Prom Country Cheese develops Victoria’s first raw milk cheese in eight decades
Prom Country Cheese owner-operators Burke and Bronwyn Brandon last year started producing a semi-hard sheep’s milk cheese that’s got the gourmet world talking.
EIGHT decades have passed since Victoria outlawed raw milk cheese.
But an enterprising Gippsland cheese-making couple has brought the ancient fromage practice into the modern era.
Prom Country Cheese owner-operators Burke and Bronwyn Brandon last year started producing a semi-hard sheep’s milk cheese made with milk that has not been pasteurised.
The Moyarra Reserve has already made an impression among epicureans and amateur foodies alike, with the cheese now sold on a wider scale.
“It’s been a long road. A couple of years research and trialling was involved,” Mr Brandon said. “There are plenty of regulations when it comes to cheesemaking but even more so when you’re dealing with raw milk.
“Pasteurisation kills all the bacteria in milk, both the good bacteria and the bad bacteria. What (raw milk cheese) has that the pasteurised cheese doesn’t is that good bacteria, which gives the cheese an extra edge, a sort of subtle freshness that you don’t taste in other (cheese varieties).”
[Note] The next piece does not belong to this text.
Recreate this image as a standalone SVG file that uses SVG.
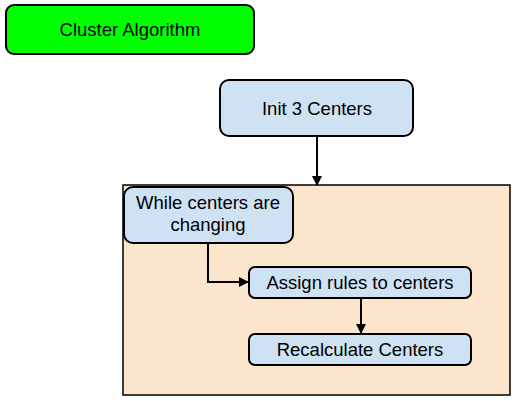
<svg xmlns="http://www.w3.org/2000/svg" width="517" height="401" viewBox="0 0 517 401">
<style>
.n{stroke:#000;stroke-width:2}
.b{fill:#cfe2f3}
.t{font-family:"Liberation Sans",Arial,sans-serif;font-size:18.5px;fill:#000;text-anchor:middle}
.c{fill:none;stroke:#000;stroke-width:2}
</style>
<defs>
<marker id="ah" markerWidth="10" markerHeight="10" refX="9" refY="5" orient="auto" markerUnits="userSpaceOnUse">
<path d="M0,0 L10,5 L0,10 Z" fill="#000"/>
</marker>
</defs>
<rect width="517" height="401" fill="#fff"/>
<g id="cluster-algorithm">
<rect class="n" x="6" y="5" width="248" height="49" rx="8" fill="#00ff00"/>
<text class="t" x="130" y="36">Cluster Algorithm</text>
</g>
<g id="loop-container">
<rect x="123" y="185" width="387" height="210" fill="#fce5cd" stroke="#000" stroke-width="1.5"/>
</g>
<g id="init-centers">
<rect class="n b" x="220" y="80" width="193" height="56" rx="9"/>
<text class="t" x="317" y="115">Init 3 Centers</text>
</g>
<g id="while-changing">
<rect class="n b" x="124" y="187" width="169" height="56" rx="9"/>
<text class="t" x="208" y="209">While centers are</text>
<text class="t" x="208" y="231">changing</text>
</g>
<g id="assign-rules">
<rect class="n b" x="249" y="267" width="222" height="31" rx="6"/>
<text class="t" x="360" y="289">Assign rules to centers</text>
</g>
<g id="recalculate">
<rect class="n b" x="249" y="334" width="222" height="31" rx="6"/>
<text class="t" x="360" y="356">Recalculate Centers</text>
</g>
<g id="connectors">
<path class="c" d="M317,136 L317,185" marker-end="url(#ah)"/>
<path class="c" d="M208,243 L208,282 L248,282" marker-end="url(#ah)"/>
<path class="c" d="M361,298 L361,333" marker-end="url(#ah)"/>
</g>
</svg>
The cheese must be kept at over 12 degrees Celsius for five months to deactivate pathogens, salted to develop a protective rind and kill bad bacteria, allowed to breathe without drying out too much, all the while maintaining its lactic acid content.
It’s a tricky balancing act that can only be conducted by cheesemakers who produce milk on their own property like the Brandons.
“The batches have to be small, just by the nature of working with raw milk,” Mr Brandon said.
“When started off the trial, we had to wait five months before being able to try it. It’s been an educational process but it was great to have that first taste, given raw milk cheese is a pretty rare thing here in Australia.”